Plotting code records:
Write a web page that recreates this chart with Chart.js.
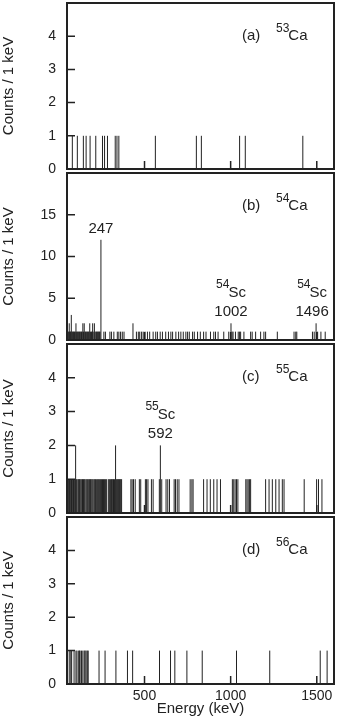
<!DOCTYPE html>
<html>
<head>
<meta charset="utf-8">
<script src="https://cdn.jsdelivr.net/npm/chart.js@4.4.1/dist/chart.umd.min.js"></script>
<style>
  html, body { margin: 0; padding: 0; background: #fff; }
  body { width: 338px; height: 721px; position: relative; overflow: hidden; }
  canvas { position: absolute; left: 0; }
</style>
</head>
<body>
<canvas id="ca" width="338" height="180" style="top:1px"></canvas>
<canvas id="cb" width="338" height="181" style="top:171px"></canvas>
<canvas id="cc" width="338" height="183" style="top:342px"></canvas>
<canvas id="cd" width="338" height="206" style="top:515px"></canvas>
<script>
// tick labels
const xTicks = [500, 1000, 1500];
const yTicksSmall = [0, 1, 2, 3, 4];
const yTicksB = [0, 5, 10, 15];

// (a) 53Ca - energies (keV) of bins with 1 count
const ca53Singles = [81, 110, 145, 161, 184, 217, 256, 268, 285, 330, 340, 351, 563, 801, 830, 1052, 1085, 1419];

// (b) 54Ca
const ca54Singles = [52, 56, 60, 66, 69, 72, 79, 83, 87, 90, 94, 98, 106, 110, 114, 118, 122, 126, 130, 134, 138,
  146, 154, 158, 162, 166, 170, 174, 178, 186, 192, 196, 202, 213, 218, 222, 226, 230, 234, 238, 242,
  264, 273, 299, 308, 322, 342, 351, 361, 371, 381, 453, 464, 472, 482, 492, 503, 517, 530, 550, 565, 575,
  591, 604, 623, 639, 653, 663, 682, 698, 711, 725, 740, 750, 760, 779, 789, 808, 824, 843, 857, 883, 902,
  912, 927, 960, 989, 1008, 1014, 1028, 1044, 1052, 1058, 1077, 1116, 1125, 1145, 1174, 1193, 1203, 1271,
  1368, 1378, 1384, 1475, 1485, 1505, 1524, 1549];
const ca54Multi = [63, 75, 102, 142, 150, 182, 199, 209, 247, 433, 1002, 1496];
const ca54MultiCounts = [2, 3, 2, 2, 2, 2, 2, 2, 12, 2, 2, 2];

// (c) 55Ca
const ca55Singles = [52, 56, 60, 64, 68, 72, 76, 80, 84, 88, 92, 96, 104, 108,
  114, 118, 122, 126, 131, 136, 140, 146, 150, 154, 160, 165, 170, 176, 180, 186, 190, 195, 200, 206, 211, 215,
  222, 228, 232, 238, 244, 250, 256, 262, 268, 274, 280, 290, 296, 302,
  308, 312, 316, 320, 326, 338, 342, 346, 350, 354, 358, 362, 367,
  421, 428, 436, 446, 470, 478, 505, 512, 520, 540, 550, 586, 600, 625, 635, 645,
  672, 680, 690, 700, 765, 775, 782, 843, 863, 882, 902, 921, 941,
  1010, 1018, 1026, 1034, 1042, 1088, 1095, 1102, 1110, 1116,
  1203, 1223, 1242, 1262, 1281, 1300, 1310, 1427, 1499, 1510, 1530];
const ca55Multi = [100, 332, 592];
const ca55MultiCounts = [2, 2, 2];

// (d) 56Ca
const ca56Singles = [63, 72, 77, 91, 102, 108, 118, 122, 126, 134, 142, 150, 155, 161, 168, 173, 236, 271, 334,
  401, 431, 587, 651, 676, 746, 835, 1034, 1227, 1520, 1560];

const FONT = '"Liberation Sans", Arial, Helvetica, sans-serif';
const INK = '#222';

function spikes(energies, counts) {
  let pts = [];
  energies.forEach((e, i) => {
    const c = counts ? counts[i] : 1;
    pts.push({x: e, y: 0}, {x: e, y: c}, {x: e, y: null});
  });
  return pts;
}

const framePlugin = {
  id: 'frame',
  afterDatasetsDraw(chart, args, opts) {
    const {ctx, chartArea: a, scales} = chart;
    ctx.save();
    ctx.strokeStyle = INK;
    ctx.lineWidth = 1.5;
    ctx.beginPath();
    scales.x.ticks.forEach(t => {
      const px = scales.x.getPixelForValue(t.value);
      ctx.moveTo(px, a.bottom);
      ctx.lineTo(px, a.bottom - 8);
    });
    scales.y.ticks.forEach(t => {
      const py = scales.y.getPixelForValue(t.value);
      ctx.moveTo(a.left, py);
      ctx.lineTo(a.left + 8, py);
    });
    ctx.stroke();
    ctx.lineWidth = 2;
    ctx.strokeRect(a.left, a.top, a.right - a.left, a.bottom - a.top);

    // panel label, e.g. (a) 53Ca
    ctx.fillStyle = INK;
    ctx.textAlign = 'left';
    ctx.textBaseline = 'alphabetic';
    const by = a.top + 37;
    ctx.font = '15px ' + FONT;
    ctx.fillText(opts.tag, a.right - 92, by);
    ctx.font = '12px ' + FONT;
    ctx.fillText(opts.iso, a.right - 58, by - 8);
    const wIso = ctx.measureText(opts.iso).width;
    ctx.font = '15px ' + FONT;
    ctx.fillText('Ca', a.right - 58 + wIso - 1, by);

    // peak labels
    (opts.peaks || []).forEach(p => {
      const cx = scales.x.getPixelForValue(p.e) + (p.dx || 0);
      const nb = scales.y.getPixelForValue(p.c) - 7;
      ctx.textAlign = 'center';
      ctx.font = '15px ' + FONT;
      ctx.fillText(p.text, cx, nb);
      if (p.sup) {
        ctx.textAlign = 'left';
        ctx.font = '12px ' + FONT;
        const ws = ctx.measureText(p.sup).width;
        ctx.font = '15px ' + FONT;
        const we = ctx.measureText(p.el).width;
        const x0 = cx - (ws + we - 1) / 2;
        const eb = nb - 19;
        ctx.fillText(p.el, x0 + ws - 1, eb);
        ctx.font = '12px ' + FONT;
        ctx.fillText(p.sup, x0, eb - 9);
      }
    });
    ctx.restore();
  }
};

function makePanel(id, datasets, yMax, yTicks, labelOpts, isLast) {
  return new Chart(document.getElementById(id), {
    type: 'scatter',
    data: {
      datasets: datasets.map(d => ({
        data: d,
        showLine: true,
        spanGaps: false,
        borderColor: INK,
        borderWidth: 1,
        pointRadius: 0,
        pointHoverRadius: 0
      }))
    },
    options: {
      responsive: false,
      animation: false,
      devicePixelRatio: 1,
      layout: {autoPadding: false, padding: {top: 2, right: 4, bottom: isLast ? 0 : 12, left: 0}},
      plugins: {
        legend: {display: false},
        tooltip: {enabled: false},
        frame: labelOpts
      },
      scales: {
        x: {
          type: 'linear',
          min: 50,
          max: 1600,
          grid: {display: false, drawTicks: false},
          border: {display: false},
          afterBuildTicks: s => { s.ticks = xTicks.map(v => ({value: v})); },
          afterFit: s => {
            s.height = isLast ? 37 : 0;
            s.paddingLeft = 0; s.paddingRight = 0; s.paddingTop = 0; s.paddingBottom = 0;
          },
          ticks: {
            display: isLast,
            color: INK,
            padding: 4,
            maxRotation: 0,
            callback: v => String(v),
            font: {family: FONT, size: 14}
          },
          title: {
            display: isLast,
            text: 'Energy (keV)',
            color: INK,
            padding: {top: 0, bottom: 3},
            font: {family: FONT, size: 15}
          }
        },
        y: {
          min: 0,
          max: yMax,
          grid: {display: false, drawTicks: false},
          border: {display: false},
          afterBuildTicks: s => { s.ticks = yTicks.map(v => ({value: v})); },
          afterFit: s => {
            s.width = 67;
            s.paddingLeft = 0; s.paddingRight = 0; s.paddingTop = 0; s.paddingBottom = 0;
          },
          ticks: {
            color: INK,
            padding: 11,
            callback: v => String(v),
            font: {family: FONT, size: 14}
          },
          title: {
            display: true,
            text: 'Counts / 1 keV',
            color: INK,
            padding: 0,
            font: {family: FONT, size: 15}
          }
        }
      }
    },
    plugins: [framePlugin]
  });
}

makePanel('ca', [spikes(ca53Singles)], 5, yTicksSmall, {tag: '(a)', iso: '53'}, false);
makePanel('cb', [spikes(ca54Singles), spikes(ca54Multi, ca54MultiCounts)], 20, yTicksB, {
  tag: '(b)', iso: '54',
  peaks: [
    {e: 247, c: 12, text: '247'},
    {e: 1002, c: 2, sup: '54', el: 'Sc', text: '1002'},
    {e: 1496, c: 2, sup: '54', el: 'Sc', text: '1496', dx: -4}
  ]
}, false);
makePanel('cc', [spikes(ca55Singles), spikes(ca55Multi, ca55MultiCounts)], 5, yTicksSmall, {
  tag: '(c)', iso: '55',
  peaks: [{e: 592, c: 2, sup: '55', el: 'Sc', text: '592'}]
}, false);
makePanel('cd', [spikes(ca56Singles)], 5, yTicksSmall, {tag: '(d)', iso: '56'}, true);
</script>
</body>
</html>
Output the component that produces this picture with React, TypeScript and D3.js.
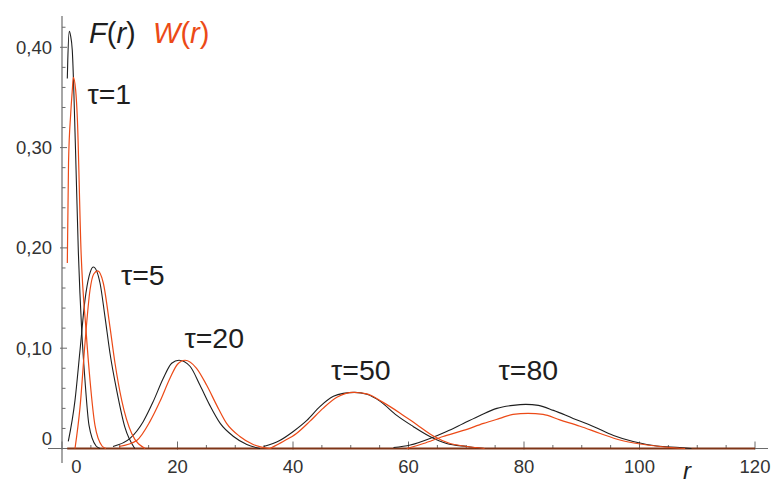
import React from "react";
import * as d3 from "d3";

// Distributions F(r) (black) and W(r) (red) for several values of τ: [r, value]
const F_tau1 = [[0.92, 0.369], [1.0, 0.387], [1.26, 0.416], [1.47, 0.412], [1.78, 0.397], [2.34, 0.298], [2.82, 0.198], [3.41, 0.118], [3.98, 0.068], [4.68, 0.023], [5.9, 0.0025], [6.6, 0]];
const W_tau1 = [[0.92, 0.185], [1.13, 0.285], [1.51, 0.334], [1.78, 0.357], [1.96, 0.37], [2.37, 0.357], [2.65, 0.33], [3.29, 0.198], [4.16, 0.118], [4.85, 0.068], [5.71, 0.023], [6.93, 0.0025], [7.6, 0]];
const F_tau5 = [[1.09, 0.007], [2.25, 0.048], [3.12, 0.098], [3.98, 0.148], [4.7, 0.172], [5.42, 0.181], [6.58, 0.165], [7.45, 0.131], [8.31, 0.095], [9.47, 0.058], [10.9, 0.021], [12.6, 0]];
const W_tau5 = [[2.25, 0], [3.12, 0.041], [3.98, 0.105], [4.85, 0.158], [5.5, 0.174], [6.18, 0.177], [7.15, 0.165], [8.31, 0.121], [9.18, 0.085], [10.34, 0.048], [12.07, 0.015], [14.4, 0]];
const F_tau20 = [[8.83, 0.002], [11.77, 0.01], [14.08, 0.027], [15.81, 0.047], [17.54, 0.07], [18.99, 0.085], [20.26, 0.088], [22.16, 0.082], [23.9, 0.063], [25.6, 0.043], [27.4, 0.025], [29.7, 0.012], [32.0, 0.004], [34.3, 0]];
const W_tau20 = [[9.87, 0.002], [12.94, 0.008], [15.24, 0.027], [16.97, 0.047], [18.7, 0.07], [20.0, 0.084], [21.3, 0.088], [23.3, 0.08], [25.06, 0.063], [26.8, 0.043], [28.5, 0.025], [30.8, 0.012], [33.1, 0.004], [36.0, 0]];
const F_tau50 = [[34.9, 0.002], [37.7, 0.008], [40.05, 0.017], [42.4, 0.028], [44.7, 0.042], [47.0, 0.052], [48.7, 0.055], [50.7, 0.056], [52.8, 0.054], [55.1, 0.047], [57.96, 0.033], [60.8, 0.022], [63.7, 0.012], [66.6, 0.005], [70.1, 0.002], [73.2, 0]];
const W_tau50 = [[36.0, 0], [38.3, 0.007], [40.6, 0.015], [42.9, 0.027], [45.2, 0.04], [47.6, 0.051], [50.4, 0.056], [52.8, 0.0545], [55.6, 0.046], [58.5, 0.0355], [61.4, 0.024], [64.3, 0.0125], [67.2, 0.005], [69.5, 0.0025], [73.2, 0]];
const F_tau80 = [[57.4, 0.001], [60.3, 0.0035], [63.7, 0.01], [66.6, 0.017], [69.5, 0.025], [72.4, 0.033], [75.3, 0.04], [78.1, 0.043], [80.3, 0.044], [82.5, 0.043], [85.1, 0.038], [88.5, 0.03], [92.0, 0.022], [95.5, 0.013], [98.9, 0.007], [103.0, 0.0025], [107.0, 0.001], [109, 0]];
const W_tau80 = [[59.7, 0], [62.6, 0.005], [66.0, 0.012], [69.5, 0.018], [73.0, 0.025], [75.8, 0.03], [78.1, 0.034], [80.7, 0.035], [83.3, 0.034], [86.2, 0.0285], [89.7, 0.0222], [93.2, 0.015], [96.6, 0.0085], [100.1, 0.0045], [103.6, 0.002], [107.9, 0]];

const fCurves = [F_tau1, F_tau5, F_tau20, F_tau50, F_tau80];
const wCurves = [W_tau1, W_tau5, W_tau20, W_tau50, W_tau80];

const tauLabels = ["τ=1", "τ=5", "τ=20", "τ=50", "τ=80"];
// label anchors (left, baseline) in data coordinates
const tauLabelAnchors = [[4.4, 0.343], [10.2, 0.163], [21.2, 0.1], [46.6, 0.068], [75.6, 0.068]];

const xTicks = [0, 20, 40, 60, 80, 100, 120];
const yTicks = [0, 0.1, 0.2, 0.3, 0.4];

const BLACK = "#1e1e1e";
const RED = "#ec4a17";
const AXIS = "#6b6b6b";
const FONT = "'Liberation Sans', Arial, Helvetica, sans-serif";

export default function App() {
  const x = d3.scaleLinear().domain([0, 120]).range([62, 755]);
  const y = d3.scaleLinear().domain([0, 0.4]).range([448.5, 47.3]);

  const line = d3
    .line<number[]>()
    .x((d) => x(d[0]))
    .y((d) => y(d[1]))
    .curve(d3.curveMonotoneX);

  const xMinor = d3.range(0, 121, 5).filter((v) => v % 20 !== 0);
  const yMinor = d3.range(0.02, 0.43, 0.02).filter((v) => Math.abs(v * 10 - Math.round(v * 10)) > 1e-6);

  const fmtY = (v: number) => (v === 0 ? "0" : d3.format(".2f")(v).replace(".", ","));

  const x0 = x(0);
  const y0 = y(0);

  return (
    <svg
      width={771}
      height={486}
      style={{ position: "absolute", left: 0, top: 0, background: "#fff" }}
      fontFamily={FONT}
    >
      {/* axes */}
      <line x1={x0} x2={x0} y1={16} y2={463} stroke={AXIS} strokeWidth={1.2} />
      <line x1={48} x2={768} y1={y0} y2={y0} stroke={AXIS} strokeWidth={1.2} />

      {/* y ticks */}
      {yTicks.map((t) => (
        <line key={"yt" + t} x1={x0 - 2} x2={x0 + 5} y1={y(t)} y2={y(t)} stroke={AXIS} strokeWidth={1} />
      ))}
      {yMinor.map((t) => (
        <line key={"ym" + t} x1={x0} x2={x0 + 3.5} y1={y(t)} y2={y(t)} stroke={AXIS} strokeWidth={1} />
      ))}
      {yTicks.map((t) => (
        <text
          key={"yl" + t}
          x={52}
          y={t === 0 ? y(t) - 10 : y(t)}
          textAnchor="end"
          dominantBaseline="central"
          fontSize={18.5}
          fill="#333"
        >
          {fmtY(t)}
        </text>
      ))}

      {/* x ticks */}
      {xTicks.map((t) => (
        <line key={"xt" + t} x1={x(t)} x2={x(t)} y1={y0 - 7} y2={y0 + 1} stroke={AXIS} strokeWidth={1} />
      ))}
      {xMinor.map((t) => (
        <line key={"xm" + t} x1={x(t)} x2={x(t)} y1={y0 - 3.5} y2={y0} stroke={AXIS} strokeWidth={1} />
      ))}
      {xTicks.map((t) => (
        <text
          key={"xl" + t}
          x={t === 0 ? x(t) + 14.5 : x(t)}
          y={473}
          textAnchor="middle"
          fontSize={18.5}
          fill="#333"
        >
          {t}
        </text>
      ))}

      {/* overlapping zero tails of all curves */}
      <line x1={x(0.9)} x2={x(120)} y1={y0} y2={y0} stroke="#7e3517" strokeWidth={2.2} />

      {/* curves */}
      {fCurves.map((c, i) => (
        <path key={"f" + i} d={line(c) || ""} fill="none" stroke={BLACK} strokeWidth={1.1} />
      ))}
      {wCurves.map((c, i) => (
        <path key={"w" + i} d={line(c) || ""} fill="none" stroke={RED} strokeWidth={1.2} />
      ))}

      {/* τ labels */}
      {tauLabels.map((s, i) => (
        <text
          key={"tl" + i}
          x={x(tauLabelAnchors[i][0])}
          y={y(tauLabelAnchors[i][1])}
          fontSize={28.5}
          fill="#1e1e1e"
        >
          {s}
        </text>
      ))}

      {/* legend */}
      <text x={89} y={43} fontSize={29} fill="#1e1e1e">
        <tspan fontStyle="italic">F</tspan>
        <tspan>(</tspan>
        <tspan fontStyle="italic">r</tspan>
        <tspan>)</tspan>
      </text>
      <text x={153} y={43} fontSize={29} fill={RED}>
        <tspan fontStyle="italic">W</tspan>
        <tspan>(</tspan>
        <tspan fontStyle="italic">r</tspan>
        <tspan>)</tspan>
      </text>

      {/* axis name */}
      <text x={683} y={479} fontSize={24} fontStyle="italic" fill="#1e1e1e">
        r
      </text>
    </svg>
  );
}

Work to be completed: Give again, exactly as written, only the lines that start at the one with "Output the component" and end at the one with "import * as", both included. Skip any pictures.

Exercise result:
Output the component that produces this picture with React, TypeScript and D3.js.
import React from "react";
import * as d3 from "d3";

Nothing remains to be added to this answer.